The airline confirmed to CBS News that it was forced to cancel 450 flights this past weekend. It is also canceling between 50 to 80 flights per day moving forward. American Airlines says this represents about 1% of its flight traffic.

The airline claims it is dealing with labor shortages and poor weather coupled with a spike in demand as the U.S. continues to open up and more people travel. It's unclear how long the cancelations will continue for.

Any passengers booked through July 15 will be notified if their flight has been canceled or adjusted.

Dallas Fort Worth International Airport, where American Airlines is based, is the airport most affected.

"The first few weeks of June have brought unprecedented weather to our largest hubs, heavily impacting our operation and causing delays, canceled flights and disruptions to crew member schedules and our customers' plans," the airline said in a statement to CBS News. "That, combined with the labor shortages some of our vendors are contending with and the incredibly quick ramp up of customer demand, has led us to build in additional resilience and certainty to our operation by adjusting a fraction of our scheduled flying through mid-July.

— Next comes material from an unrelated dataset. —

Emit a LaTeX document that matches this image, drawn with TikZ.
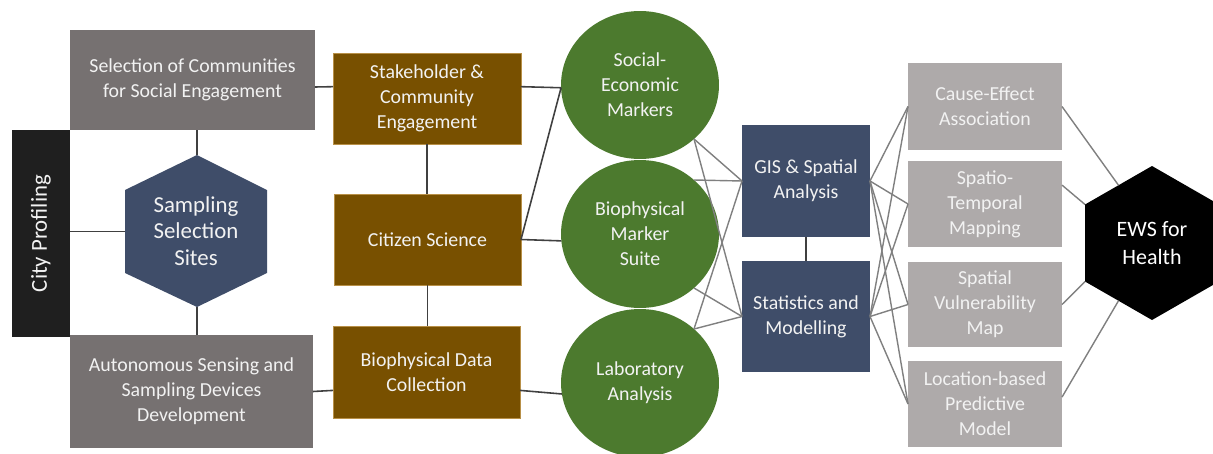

We made targeted changes with the goal of impacting the fewest number of customers by adjusting flights in markets where we have multiple options for re-accommodation."

On Sunday, the TSA screened more than 2.1 million people at airports nationwide, the highest checkpoint volume since the pandemic began. An internal TSA memo obtained by the Washington Post earlier this month revealed that 235 airports are understaffed by at least 5% when it comes to TSA officers.